Вы слышите, что все это знакомо, что все говорено уже самим Максимом Горьким -- от лица Сатина, Фомы Гордеева, сокола, буревестника, Нила и др. Но иначе и быть не может, потому что страшной ширины тема его обнимает в себе и Сатина, и Нила, и Фому, и людей-соколов, и людей-буревестников,-- всех людей острой мысли и страстного, повелительного желания. Герой Горького -- огромный собирательный идеал-колосс, тот самый, за которого поднимал свой пивной стакан в костылевской ночлежке Константин Сатин,-- и учил самоуважению жалких, потерянных людей дна, и чокался с бедным, обдерганным, бесхарактерным Бароном: человек, в котором, просветляясь, должны объединиться -- "ты, я, Магомет, Наполеон": великая обобщающая фигура очерченная пальцем в воздухе, ищущая Мыслью воплощения в реальность...
-- Непримиримый враг позорной нищеты людских желаний, хочу, чтобы каждый из людей был Человеком!
А выше мы видели -- желание расширяется: чтобы сам Человек стал подобен богам, творимым его Мыслью... "Eritis sicut Deus, scientes bonum et malum!" {"И вы будете как боги, знающие добро и зло!" (лат.; Первая книга Моисеева. Бытие, гл. 3, ст. 5)} -- учил в раю Адама и Еву тот мудреный змий, которого впоследствии гностическая секта офитов почитала как первое воплощение верховного Добра на земле -- высшего абсолютного Добра, восставшего на Демиурга -- добро условное и низменное -- мятежом правды, за благополучие рода человеческого. "Eritis sicut Deus, scientes bonum et malum!" -- написал Мефистофель в хламиде Фауста в альбом ученику-поклоннику. "Миру нужен человекобог!" -- взывал Кириллов в "Бесах",-- человекобог, всевластный, всезнающей, всеосмысливший. "Eritis sicut Deus, scientes bonum et malum!" -- такова заключительная мысль и Максима Горького. Поколения титанов консервативны в старом своем завете, и идея, провозглашенная сотни веков тому назад на берегах Евфрата, все так же страстно и заманчиво звучит теперь над Волгою и Невою.

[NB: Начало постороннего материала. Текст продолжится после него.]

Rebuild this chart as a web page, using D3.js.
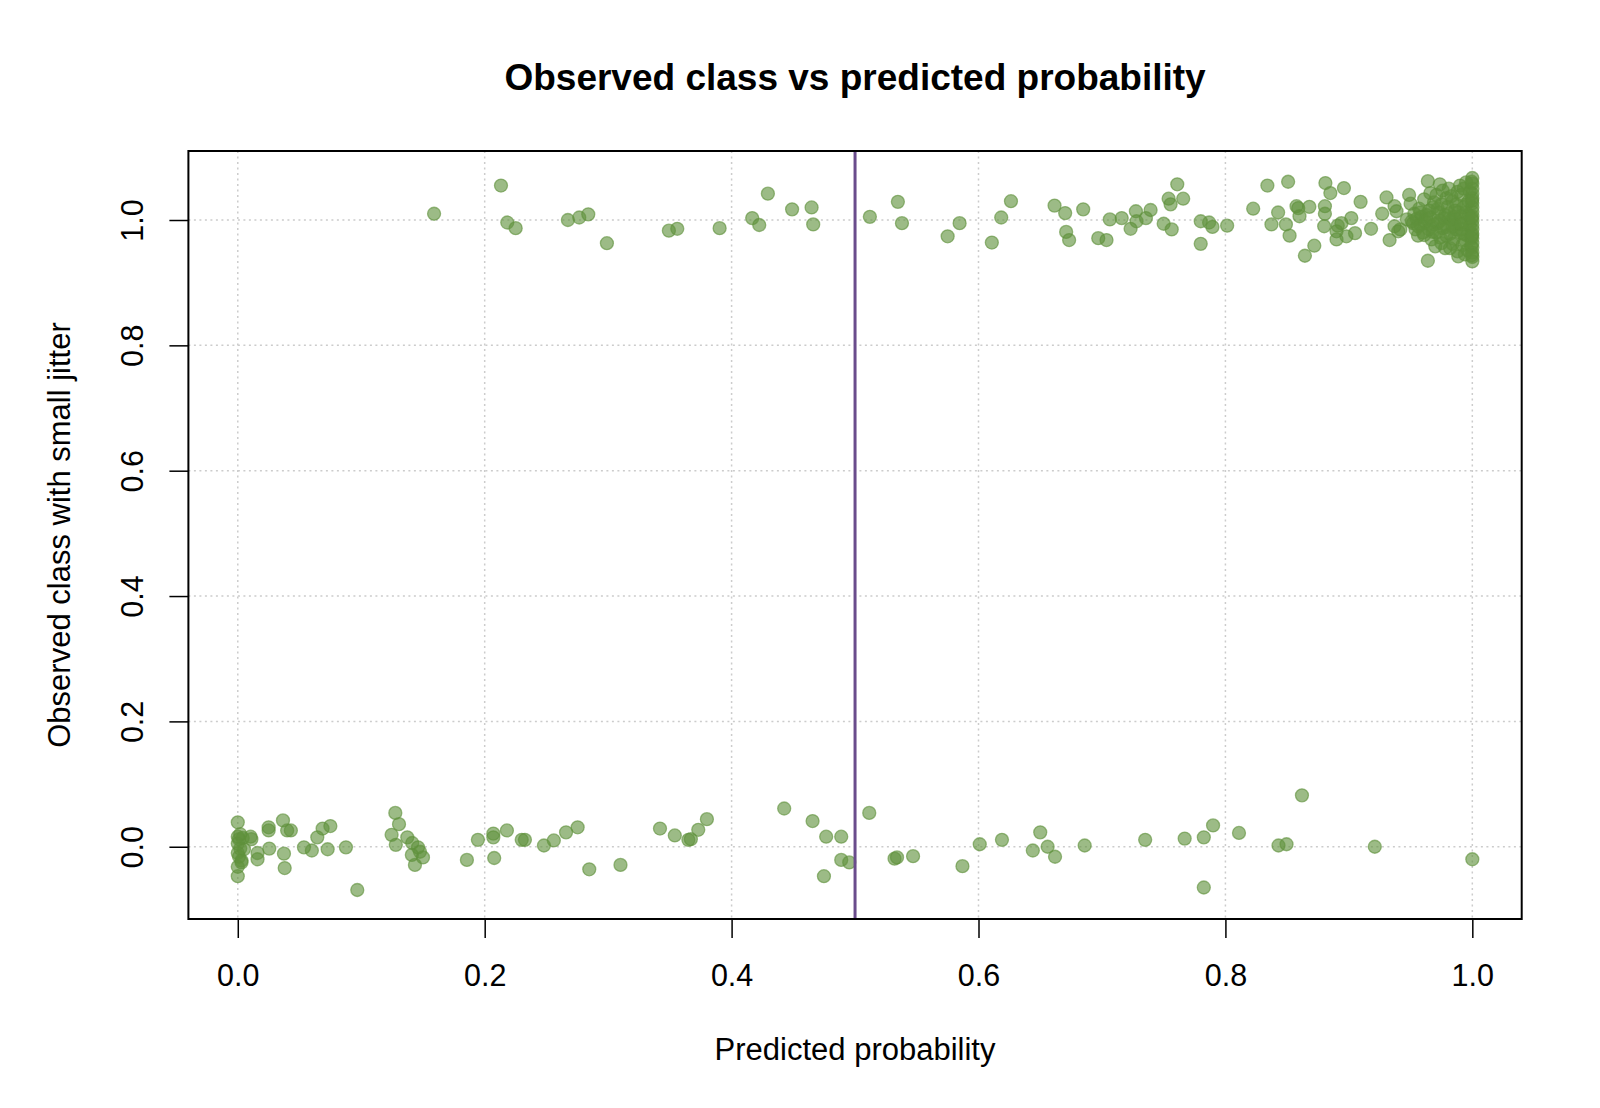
<!DOCTYPE html>
<html lang="en">
<head>
<meta charset="utf-8">
<style>
    body { margin: 0; background: #fff; }
    text { font-family: "Liberation Sans", Arial, sans-serif; fill: #000; }
    .title { font-size: 37px; font-weight: bold; }
    .lab { font-size: 31px; }
    .grid line { stroke: #cccccc; stroke-width: 1.5; stroke-dasharray: 2,3.5; }
</style>
<script src="https://d3js.org/d3.v7.min.js"></script>
</head>
<body>
<svg width="1600" height="1108"></svg>
<script>
    // observed class 0: predicted probability and jitter
    var prob0 = [0.000, 0.000, 0.001, 0.000, 0.002, 0.000, 0.001, 0.003, 0.000, 0.000, 0.004, 0.005, 0.003, 0.002,
        0.0104, 0.011, 0.016, 0.016, 0.025, 0.025, 0.0255, 0.0366, 0.0374, 0.038, 0.040, 0.043, 0.0536, 0.060,
        0.0644, 0.0687, 0.075, 0.0728, 0.0876, 0.0968,
        0.1276, 0.1306, 0.1246, 0.128, 0.1373, 0.1413, 0.146, 0.1476, 0.141, 0.150, 0.1435,
        0.1856, 0.1945, 0.207, 0.207, 0.2077, 0.218, 0.230, 0.2326, 0.248, 0.256, 0.2659, 0.2753, 0.2847, 0.310,
        0.342, 0.354, 0.365, 0.367, 0.373, 0.380, 0.4426, 0.4656, 0.4766, 0.4888, 0.4748, 0.4888, 0.4953,
        0.5115, 0.532, 0.534, 0.547, 0.587, 0.601, 0.619, 0.650, 0.644, 0.656, 0.662,
        0.686, 0.735, 0.767, 0.7825, 0.7825, 0.790, 0.811, 0.843, 0.8495, 0.862, 0.921, 1.000];
    var jit0 = [0.039, 0.016, 0.012, 0.005, -0.003, -0.010, -0.016, -0.022, -0.032, -0.047, 0.014, -0.004, -0.025, 0.020,
        0.016, 0.012, -0.010, -0.020, 0.031, 0.026, -0.003, 0.042, -0.011, -0.034, 0.026, 0.026, -0.001, -0.006,
        0.015, 0.029, 0.033, -0.004, -0.001, -0.069,
        0.054, 0.036, 0.019, 0.003, 0.015, 0.006, -0.001, -0.008, -0.013, -0.017, -0.029,
        -0.021, 0.011, 0.021, 0.015, -0.018, 0.026, 0.011, 0.011, 0.002, 0.010, 0.023, 0.031, -0.036, -0.029,
        0.029, 0.018, 0.011, 0.012, 0.027, 0.044, 0.061, 0.041, 0.016, 0.016, -0.047, -0.021, -0.025,
        0.054, -0.019, -0.017, -0.015, -0.031, 0.004, 0.011, 0.023, -0.006, 0.000, -0.016,
        0.002, 0.011, 0.013, 0.015, -0.065, 0.034, 0.022, 0.002, 0.004, 0.082, 0.000, -0.020];

    // observed class 1: predicted probability and jitter (offset from 1)
    var prob1 = [0.159, 0.2132, 0.2183, 0.2251, 0.2674, 0.2766, 0.2839, 0.299,
        0.3492, 0.356, 0.3903, 0.4167, 0.4224, 0.4294, 0.449, 0.4648, 0.4661, 0.512, 0.5347, 0.538, 0.575, 0.5847,
        0.6108, 0.6184, 0.6263, 0.6616, 0.6702, 0.671, 0.6734,
        0.6848, 0.697, 0.7037, 0.7064, 0.716, 0.7232, 0.7275, 0.728, 0.7356, 0.7394, 0.750, 0.754, 0.7565, 0.7556,
        0.761, 0.7658, 0.780, 0.780, 0.7868, 0.7895, 0.8014,
        0.8225, 0.834, 0.8373, 0.8427, 0.849, 0.8508, 0.852, 0.8576, 0.859, 0.860, 0.8644, 0.872, 0.868, 0.881,
        0.885, 0.8806, 0.8806, 0.880, 0.896, 0.891, 0.890, 0.890, 0.894, 0.898, 0.902, 0.905, 0.9095, 0.918,
        0.927, 0.9305, 0.933, 0.937, 0.9386, 0.937, 0.940, 0.9488, 0.950, 0.947, 0.9417,
        0.952, 0.953, 0.954, 0.955, 0.956, 0.957, 0.958, 0.959, 0.951, 0.956, 0.958, 0.960,
        0.961, 0.964, 0.964, 0.962, 0.963, 0.965, 0.966, 0.967, 0.968, 0.969, 0.961, 0.963, 0.965, 0.967, 0.969, 0.970, 0.966, 0.968,
        0.9737, 0.971, 0.972, 0.973, 0.974, 0.975, 0.976, 0.977, 0.978, 0.979, 0.971, 0.972, 0.974, 0.975, 0.976, 0.977, 0.978, 0.979, 0.980, 0.980,
        0.981, 0.982, 0.983, 0.984, 0.985, 0.986, 0.987, 0.9886, 0.988, 0.989, 0.981, 0.982, 0.983, 0.984, 0.985, 0.986, 0.987, 0.988, 0.989, 0.990, 0.990, 0.984, 0.986,
        0.991, 0.992, 0.993, 0.994, 0.995, 0.996, 0.997, 0.998, 0.991, 0.992, 0.993, 0.994, 0.995, 0.996, 0.997, 0.998, 0.999, 0.991, 0.993, 0.995, 0.997, 0.999,
        1.0, 1.0, 1.0, 1.0, 1.0, 1.0, 1.0, 1.0, 1.0, 1.0, 1.0, 1.0, 1.0, 1.0, 1.0, 1.0, 1.0, 1.0, 1.0,
        0.9995, 0.9995, 0.9995, 0.9998, 0.9998];
    var jit1 = [0.010, 0.055, -0.004, -0.013, 0.000, 0.004, 0.009, -0.037,
        -0.017, -0.014, -0.013, 0.003, -0.008, 0.042, 0.017, 0.020, -0.007, 0.005, 0.029, -0.005, -0.026, -0.005,
        -0.036, 0.004, 0.030, 0.023, 0.011, -0.019, -0.032,
        0.017, -0.029, -0.032, 0.001, 0.003, -0.014, 0.014, -0.002, 0.003, 0.016, -0.006, 0.034, -0.015, 0.025,
        0.057, 0.034, -0.038, -0.002, -0.004, -0.011, -0.009,
        0.018, 0.055, -0.007, 0.012, -0.007, 0.061, -0.025, 0.022, 0.019, 0.006, -0.057, -0.041, 0.021, 0.059,
        0.043, 0.022, 0.010, -0.010, 0.051, -0.009, -0.018, -0.031, -0.005, -0.026, 0.003, -0.021, 0.029, -0.014,
        0.010, 0.036, -0.032, 0.022, 0.014, -0.010, -0.018, 0.040, 0.026, 0.001, -0.015,
        -0.005, 0.010, -0.015, 0.002, -0.025, 0.018, -0.008, 0.005, -0.002, -0.010, 0.012, -0.020,
        0.033, 0.062, -0.065, -0.003, 0.008, -0.015, 0.043, -0.031, 0.020, -0.007, -0.024, 0.001, 0.015, -0.010, 0.028, -0.042, 0.004, -0.019,
        0.057, 0.040, -0.005, 0.012, -0.028, 0.025, -0.013, 0.003, -0.045, 0.035, -0.020, 0.018, -0.001, -0.037, 0.047, -0.008, 0.008, -0.025, 0.021, -0.011,
        0.050, -0.045, 0.000, 0.030, -0.030, 0.015, -0.015, -0.058, 0.045, -0.005, 0.010, -0.022, 0.038, -0.038, 0.005, -0.007, 0.025, -0.050, 0.012, -0.020, 0.055, -0.010, 0.002,
        0.040, -0.040, 0.020, -0.055, 0.060, -0.025, 0.030, -0.010, 0.005, -0.015, 0.050, -0.032, 0.012, -0.048, -0.002, 0.045, -0.028, -0.007, -0.022, 0.025, 0.008, -0.042,
        0.067, 0.058, 0.050, 0.042, 0.035, 0.027, 0.020, 0.013, 0.006, -0.001, -0.008, -0.015, -0.022, -0.029, -0.037, -0.044, -0.052, -0.059, -0.066,
        0.061, 0.003, -0.056, 0.031, -0.025];

    var xTicks = [0, 0.2, 0.4, 0.6, 0.8, 1.0];
    var yTicks = [0, 0.2, 0.4, 0.6, 0.8, 1.0];
    var cutoff = 0.5;

    var svg = d3.select("svg");
    var pLeft = 188.4, pRight = 1521.7, pTop = 151, pBottom = 919;

    var x = d3.scaleLinear().domain([-0.04, 1.04]).range([pLeft, pRight]);
    var y = d3.scaleLinear().domain([-0.1153, 1.1101]).range([pBottom, pTop]);

    // grid
    var grid = svg.append("g").attr("class", "grid");
    grid.selectAll(".vx").data(xTicks).enter().append("line")
        .attr("x1", function(d) { return x(d); }).attr("x2", function(d) { return x(d); })
        .attr("y1", pTop).attr("y2", pBottom);
    grid.selectAll(".hy").data(yTicks).enter().append("line")
        .attr("x1", pLeft).attr("x2", pRight)
        .attr("y1", function(d) { return y(d); }).attr("y2", function(d) { return y(d); });

    // points
    var pts = [];
    prob0.forEach(function(p, i) { pts.push({p: p, o: 0 + jit0[i]}); });
    prob1.forEach(function(p, i) { pts.push({p: p, o: 1 + jit1[i]}); });

    svg.append("g").selectAll("circle").data(pts).enter().append("circle")
        .attr("cx", function(d) { return x(d.p); })
        .attr("cy", function(d) { return y(d.o); })
        .attr("r", 6.5)
        .attr("fill", "rgba(95,145,60,0.62)")
        .attr("stroke", "rgba(95,145,60,0.62)")
        .attr("stroke-width", 1.3);

    // cutoff line
    svg.append("line")
        .attr("x1", x(cutoff)).attr("x2", x(cutoff))
        .attr("y1", pTop).attr("y2", pBottom)
        .attr("stroke", "#6a4c8c").attr("stroke-width", 3);

    // axes
    var xAxis = d3.axisBottom(x).tickValues(xTicks).tickSize(19).tickFormat(d3.format(".1f"));
    var gx = svg.append("g").attr("transform", "translate(0," + pBottom + ")").call(xAxis);
    gx.select(".domain").attr("stroke", "none");
    gx.selectAll(".tick line").attr("stroke", "#000").attr("stroke-width", 1.5);
    gx.selectAll(".tick text").attr("class", "lab")
        .attr("y", 56.5).attr("dy", "0.35em");

    var yAxis = d3.axisLeft(y).tickValues(yTicks).tickSize(19).tickFormat(d3.format(".1f"));
    var gy = svg.append("g").attr("transform", "translate(" + pLeft + ",0)").call(yAxis);
    gy.select(".domain").attr("stroke", "none");
    gy.selectAll(".tick line").attr("stroke", "#000").attr("stroke-width", 1.5);
    gy.selectAll(".tick text").attr("class", "lab")
        .attr("x", null)
        .attr("text-anchor", "middle")
        .attr("transform", "translate(" + (132.7 - pLeft) + ",0) rotate(-90)")
        .attr("dy", "0.35em");
    svg.selectAll(".tick text").attr("font-size", null).attr("font-family", null)
        .style("font-size", "30.5px").style("font-family", "'Liberation Sans', Arial, sans-serif");

    // box
    svg.append("rect")
        .attr("x", pLeft).attr("y", pTop)
        .attr("width", pRight - pLeft).attr("height", pBottom - pTop)
        .attr("fill", "none").attr("stroke", "#000").attr("stroke-width", 2);

    // titles
    svg.append("text").attr("class", "title")
        .attr("x", (pLeft + pRight) / 2).attr("y", 77.5).attr("dy", "0.35em")
        .attr("text-anchor", "middle")
        .text("Observed class vs predicted probability");

    svg.append("text").attr("class", "lab")
        .attr("x", (pLeft + pRight) / 2).attr("y", 1049).attr("dy", "0.35em")
        .attr("text-anchor", "middle")
        .text("Predicted probability");

    svg.append("text").attr("class", "lab")
        .attr("transform", "translate(59," + (pTop + pBottom) / 2 + ") rotate(-90)")
        .attr("dy", "0.35em")
        .attr("text-anchor", "middle")
        .text("Observed class with small jitter");
</script>
</body>
</html>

Отказ от рая ради знания -- эта первая переоценка земных ценностей -- катится через тысячелетия сочувственным эхом: восемнадцатый век умирал под гимны богинь Разума, двадцатый век, в колыбели, слышит гимн как верховному двигателю и решителю жизни своей -- человеческой мысли: мысли -- творящей и творимой, создающей человека, создаваемой человеком и, чрез человека, создающей мир. Человек становится началом и концом своего самодовлеющего бытия: в нем самом -- смысл его жизни, ее закон, ее правда. Человек -- альфа, человек -- омега: "Человек -- вот правда!"... "все в человеке, все -- для человека!"
Повторяю, что недостатки поэмы Горького как произведения литературного очень значительны, и то хорошее, что есть в ней, бросается в глаза не сразу, но -- загорожено, и надо его искать. Зато поиски вознаграждаются с избытком. Не знаю я большего наслаждения, как созерцать огромное чувство, излившееся сильным словом в твердую, прочно поставленную мысль. Потому-то я и люблю так Максима Горького. Нет у нас в этом даре соперников ему с его -- говоря Горького же словами -- "трагически-прекрасным" темпераментом, которым покоряет он очарованиям своего мышления даже умы, ему враждебные. Умеет этот человек чувствовать, умеет продумать свое чувство, умеет звонко и ярко грянуть им в общество. Каждая вещь Максима Горького -- это та бомба, о которой сложил стихи Алексей Толстой, как ударила она с налету в мирно дремавший колокол -- сама разлетелась в осколки, но колокол зато задрожал, заревел и зазвонил сам собою, оглашая народ, "гудя и на бой призывая". Многое из Горького отошло уже в прошлое, забылось, рассыпалось, как черепки той старой бомбы, но среда, куда рухнули сотни тысяч томов Горького, гудит их отголосками, полна их настроениями, любовно твердит горьковскую "религию человека" -- затвердит теперь, разумеется, и новую, столь легкую и полную формулу ее: "Все в человеке, все для человека!"